Et j’aurais souhaité que la communauté haïtienne et toutes les communautés culturelles, parce qu’on est dans le même bateau, de prendre ça en note parce qu’on est en démocratie. La seule façon de punir en démocratie ou de récompenser un élu, c’est dans les élections. J’aurais souhaité que la communauté haïtienne soit assez sage dans l’avenir. Car, il revient aux Haïtiens de récompenser ou de punir Yolande James.

 

QUESTION: Mais Mme James justifie sa décision en affirmant qu’elle avait, dès le départ, annoncé que le Québec ne va pas pouvoir accueillir au-delà de 3000 personnes?

PATRICK SALOMON: Ecoutez, précision: elle avait dit qu’elle allait sélectionner 3 000 personnes. Même si elle avait reçu 6 000, 10 000 ou 15 000 demandes, elle devait sélectionner 3 000 Haïtiens qui seraient en mesure de s’intégrer. Je suis d’accord avec elle qu’il faut choisir des gens qui soient capables de s’intégrer au Québec, mais cette histoire de dire que l’on a déjà reçu 3 000 demandes ça ne tient pas la route d’autant plus que le ministre fédéral de l’Immigration affirme avoir reçu à date seulement 90 demandes.

 

QUESTION: Y a-t-il un motif inavoué derrière cela, selon vous M.Salomon?

Moi, je pense que le Parti libéral et Mme James voulaient faire du capital politique, cela n’a pas donné les résultats escomptés ils mettent fin au programme c’est tout, c’est mon point de vue!

Si c’était une décision vraiment humanitaire il y aurait plein de solutions. D’ailleurs, on pouvait accueillir beaucoup plus de gens. On pouvait exiger que ces gens s’établissent en régions ou partager le nombre avec d’autres provinces. C’est du capital qu’on a essayé de faire avec ça et ça n’a pas marché.

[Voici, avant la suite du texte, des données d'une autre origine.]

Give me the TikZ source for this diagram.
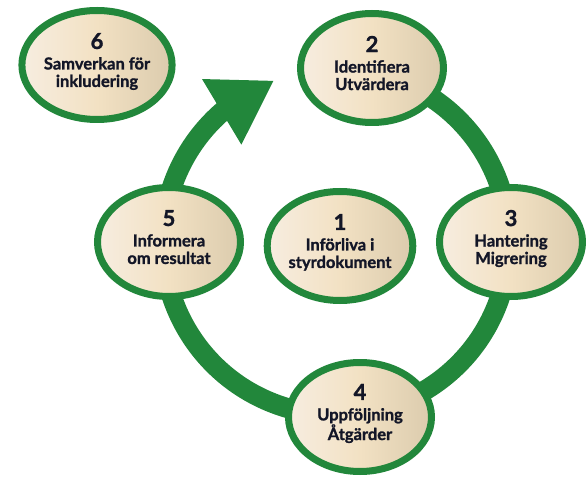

Moi, je me rappelle dans les années 1980, quand le Parti québécois avait pris la décision de légaliser plusieurs milliers d’illégaux haïtiens ici, il est vrai, c’est pas le même contexte, mais le Parti québécois avait respecté sa décision jusqu’au bout. C’est pour cette raison que j’ai dit tantôt que j’aurais souhaité que les Haïtiens gardent ça en mémoire parce qu’on récompense ou on punit un politicien lors des élections.

 

QUESTION: Pensez-vous que les Haïtiens sont vraiment fâchés par rapport à cette décision-là . Jusqu’ici, il n’y a rien qui le prouve de façon non équivoque?

PATRICK SALOMON: Il y a un proverbe qui dit : « méfiez-vous de l’eau qui dort ». Les Haïtiens sont tellement fâchés par rapport à cette décision qu’ils n’en parlent même pas. C’est vrai que les Haïtiens ne sont pas politisés comme d’autres communautés, mais quand leurs intérêts sont menacés ils sont extrêmement intelligents sur le plan politique. Ils savent quand remercier et quand punir un parti. Ça j’en suis certain.

 

QUESTION: Êtes-vous confiant pour le reste du processus? Quelle sera, selon vous, la suite des choses?

PATRICK SALOMON: Écoutez, la manière avec laquelle Mme James a mis fin à ce dossier-là, de façon aussi cavalière, moi, je me dis, est-ce qu’on peut même faire confiance à l’administration de Mme James? Qui peut nous donner la garantie que ces dossiers-là seront traités de bonne foi? J’ai beaucoup de doutes présentement et je vais marteler le point, j’aurais souhaité que les Haïtiens gardent ça en mémoire lors des prochaines élections parce qu’on est en démocratie.